Para finalizar, falta relacionar a discussão acima realizada, bem como os conceitos orientadores da mesma, à noção de cidadania que emerge em contextos de reconhecimento das identidades acima mencionadas. Para tanto, recorremos a autores como Gullermo de la Peña e Will Kymlicka e Charles Taylor, que abordam a questão da diversidade cultural e do reconhecimento de direitos diferenciados nas Américas, oferecendo importantes contribuições para pensarmos essas diversidades e entendermos fenômenos relacionados a elas.

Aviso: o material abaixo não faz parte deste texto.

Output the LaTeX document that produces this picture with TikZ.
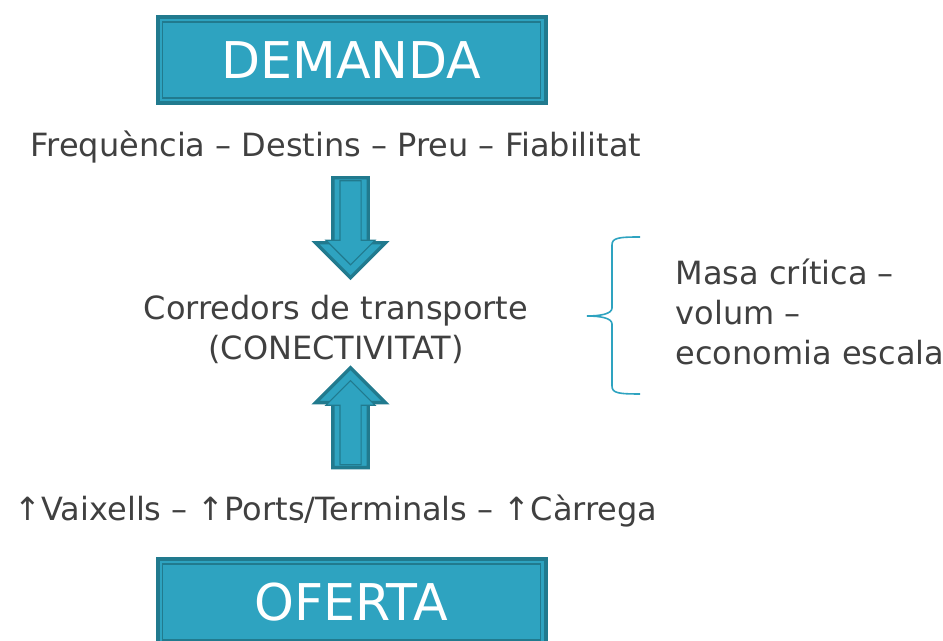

Analisando especialmente asociedade mexicana, do ponto de vista da diversidade étnica e cultural, de La Peña recorre à noção de cidadania étnica como um possível resultado do reconhecimento das distintas demandas dos povos indígenas, por parte do poder público, as quais abrangem um conjunto de aspectos, dentre eles os sociais e culturais. Will Kymlicka, por sua vez, para falar do reconhecimento de identidades, parte da noção de cidadania multicultural, a qual abrange, além do reconhecimento dos direitos considerados universais, os direitos culturais e linguísticos de nações, povos minoritários ou grupos étnicos, bem como de outras categorias sociais inseridas no âmbito dos Estados Nacionais. Finalmente, Charles Taylor discute a noção de cidadania em sistemas multiculturais e ressalta os sistemas democráticos como alternativas para a realização das políticas de reconhecimento do outro, ou seja, da diversidade.